_Instruction:_
Output all entries verbatim. Skip pictures.

_Given records:_
"""

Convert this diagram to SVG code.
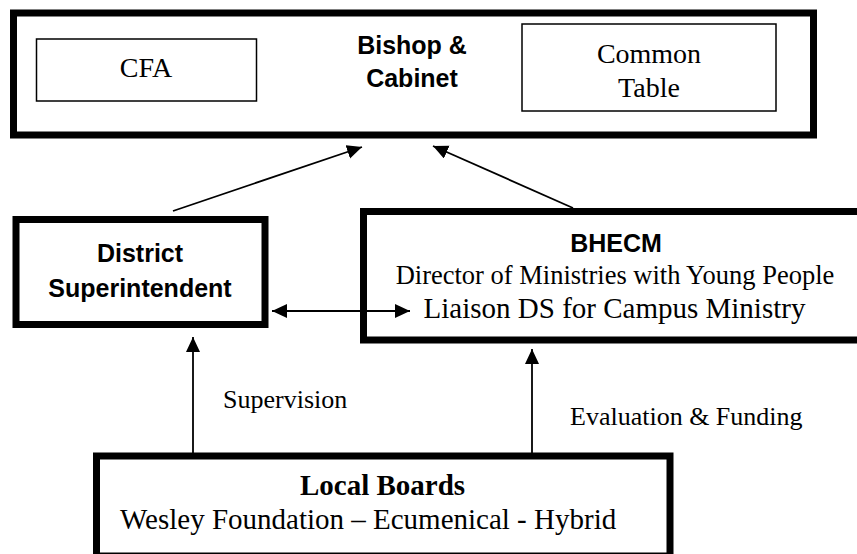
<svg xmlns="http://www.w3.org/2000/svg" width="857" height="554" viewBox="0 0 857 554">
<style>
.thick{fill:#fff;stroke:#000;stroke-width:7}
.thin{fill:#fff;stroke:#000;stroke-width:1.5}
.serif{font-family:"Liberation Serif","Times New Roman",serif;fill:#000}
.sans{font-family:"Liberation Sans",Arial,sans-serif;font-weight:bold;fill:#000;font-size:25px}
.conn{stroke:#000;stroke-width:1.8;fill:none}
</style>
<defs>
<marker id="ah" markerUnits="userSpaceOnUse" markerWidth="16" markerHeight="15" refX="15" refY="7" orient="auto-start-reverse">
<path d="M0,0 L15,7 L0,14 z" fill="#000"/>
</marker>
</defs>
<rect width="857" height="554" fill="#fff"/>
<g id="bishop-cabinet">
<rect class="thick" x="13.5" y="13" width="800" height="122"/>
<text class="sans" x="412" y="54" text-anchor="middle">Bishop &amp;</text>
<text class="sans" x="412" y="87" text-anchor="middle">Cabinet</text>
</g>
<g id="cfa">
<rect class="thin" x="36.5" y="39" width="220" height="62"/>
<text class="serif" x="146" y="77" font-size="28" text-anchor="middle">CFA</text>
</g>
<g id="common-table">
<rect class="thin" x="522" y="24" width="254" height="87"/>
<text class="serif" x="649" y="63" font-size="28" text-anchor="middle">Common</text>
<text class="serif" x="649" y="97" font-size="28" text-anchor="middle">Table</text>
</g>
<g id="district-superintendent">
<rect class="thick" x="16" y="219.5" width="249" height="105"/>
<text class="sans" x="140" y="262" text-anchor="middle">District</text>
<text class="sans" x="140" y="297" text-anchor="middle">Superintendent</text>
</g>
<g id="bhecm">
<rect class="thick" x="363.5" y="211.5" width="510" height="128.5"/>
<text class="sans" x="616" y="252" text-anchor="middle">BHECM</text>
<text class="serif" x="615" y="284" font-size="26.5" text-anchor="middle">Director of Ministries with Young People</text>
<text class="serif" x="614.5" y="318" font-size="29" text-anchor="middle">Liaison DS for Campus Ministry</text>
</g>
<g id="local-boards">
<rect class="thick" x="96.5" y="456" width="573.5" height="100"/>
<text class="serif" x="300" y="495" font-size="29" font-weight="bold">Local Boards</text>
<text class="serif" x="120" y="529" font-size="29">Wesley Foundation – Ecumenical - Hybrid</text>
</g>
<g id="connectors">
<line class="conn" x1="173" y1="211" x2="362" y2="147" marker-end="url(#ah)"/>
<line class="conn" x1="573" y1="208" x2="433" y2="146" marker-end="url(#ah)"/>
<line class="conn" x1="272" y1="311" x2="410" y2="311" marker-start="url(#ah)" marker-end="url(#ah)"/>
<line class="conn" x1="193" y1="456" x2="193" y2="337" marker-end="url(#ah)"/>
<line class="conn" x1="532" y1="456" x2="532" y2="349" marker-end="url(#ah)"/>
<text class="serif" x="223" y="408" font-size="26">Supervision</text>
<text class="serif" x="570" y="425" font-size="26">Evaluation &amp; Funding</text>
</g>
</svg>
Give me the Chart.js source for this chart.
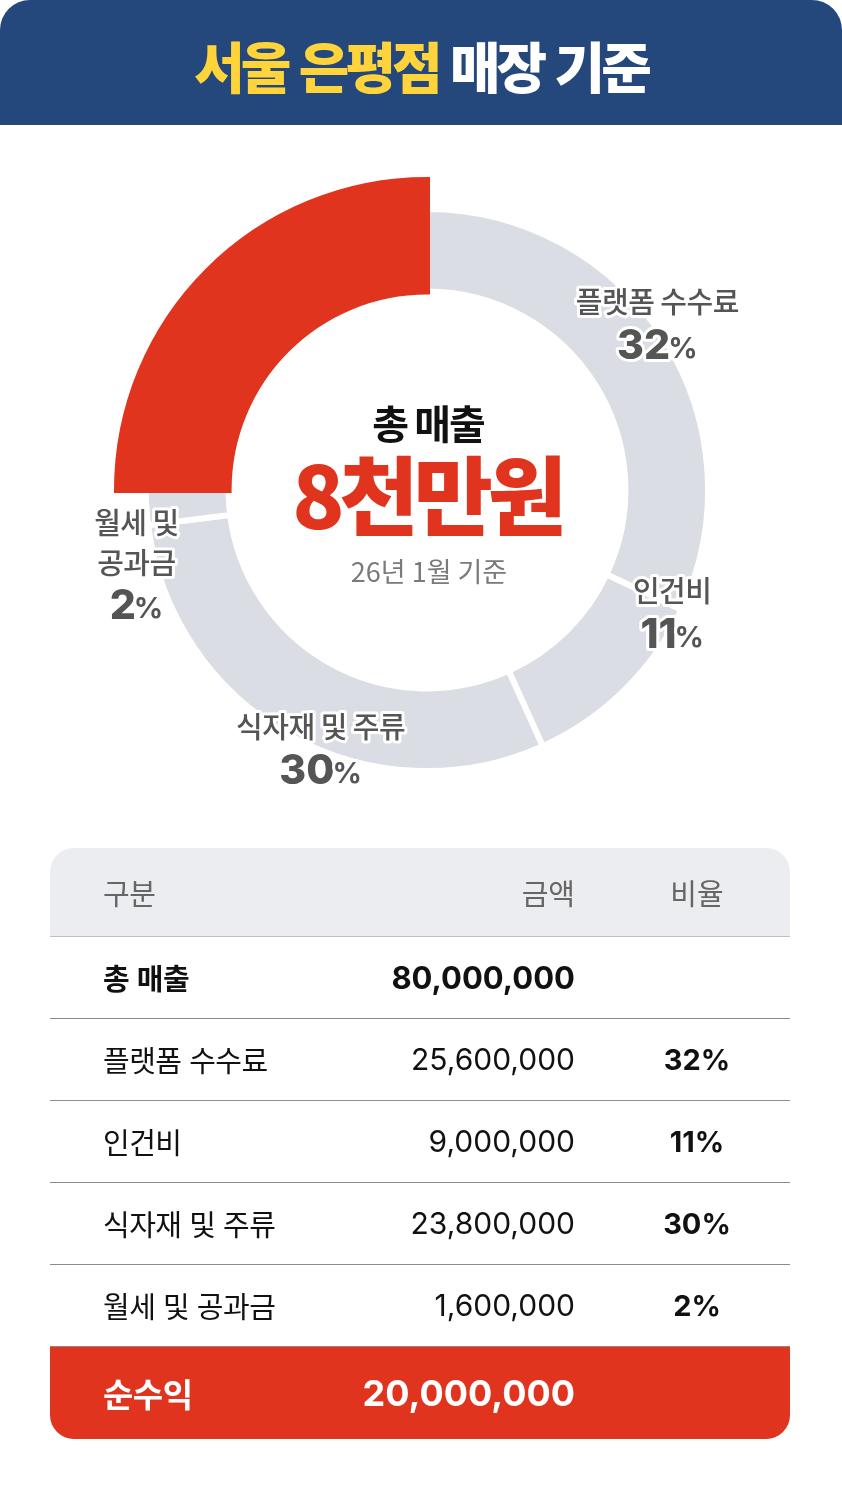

"""

_Response:_
Convert this diagram to SVG code.
<svg xmlns="http://www.w3.org/2000/svg" width="857" height="554" viewBox="0 0 857 554">
<style>
.thick{fill:#fff;stroke:#000;stroke-width:7}
.thin{fill:#fff;stroke:#000;stroke-width:1.5}
.serif{font-family:"Liberation Serif","Times New Roman",serif;fill:#000}
.sans{font-family:"Liberation Sans",Arial,sans-serif;font-weight:bold;fill:#000;font-size:25px}
.conn{stroke:#000;stroke-width:1.8;fill:none}
</style>
<defs>
<marker id="ah" markerUnits="userSpaceOnUse" markerWidth="16" markerHeight="15" refX="15" refY="7" orient="auto-start-reverse">
<path d="M0,0 L15,7 L0,14 z" fill="#000"/>
</marker>
</defs>
<rect width="857" height="554" fill="#fff"/>
<g id="bishop-cabinet">
<rect class="thick" x="13.5" y="13" width="800" height="122"/>
<text class="sans" x="412" y="54" text-anchor="middle">Bishop &amp;</text>
<text class="sans" x="412" y="87" text-anchor="middle">Cabinet</text>
</g>
<g id="cfa">
<rect class="thin" x="36.5" y="39" width="220" height="62"/>
<text class="serif" x="146" y="77" font-size="28" text-anchor="middle">CFA</text>
</g>
<g id="common-table">
<rect class="thin" x="522" y="24" width="254" height="87"/>
<text class="serif" x="649" y="63" font-size="28" text-anchor="middle">Common</text>
<text class="serif" x="649" y="97" font-size="28" text-anchor="middle">Table</text>
</g>
<g id="district-superintendent">
<rect class="thick" x="16" y="219.5" width="249" height="105"/>
<text class="sans" x="140" y="262" text-anchor="middle">District</text>
<text class="sans" x="140" y="297" text-anchor="middle">Superintendent</text>
</g>
<g id="bhecm">
<rect class="thick" x="363.5" y="211.5" width="510" height="128.5"/>
<text class="sans" x="616" y="252" text-anchor="middle">BHECM</text>
<text class="serif" x="615" y="284" font-size="26.5" text-anchor="middle">Director of Ministries with Young People</text>
<text class="serif" x="614.5" y="318" font-size="29" text-anchor="middle">Liaison DS for Campus Ministry</text>
</g>
<g id="local-boards">
<rect class="thick" x="96.5" y="456" width="573.5" height="100"/>
<text class="serif" x="300" y="495" font-size="29" font-weight="bold">Local Boards</text>
<text class="serif" x="120" y="529" font-size="29">Wesley Foundation – Ecumenical - Hybrid</text>
</g>
<g id="connectors">
<line class="conn" x1="173" y1="211" x2="362" y2="147" marker-end="url(#ah)"/>
<line class="conn" x1="573" y1="208" x2="433" y2="146" marker-end="url(#ah)"/>
<line class="conn" x1="272" y1="311" x2="410" y2="311" marker-start="url(#ah)" marker-end="url(#ah)"/>
<line class="conn" x1="193" y1="456" x2="193" y2="337" marker-end="url(#ah)"/>
<line class="conn" x1="532" y1="456" x2="532" y2="349" marker-end="url(#ah)"/>
<text class="serif" x="223" y="408" font-size="26">Supervision</text>
<text class="serif" x="570" y="425" font-size="26">Evaluation &amp; Funding</text>
</g>
</svg>
Give me the Chart.js source for this chart.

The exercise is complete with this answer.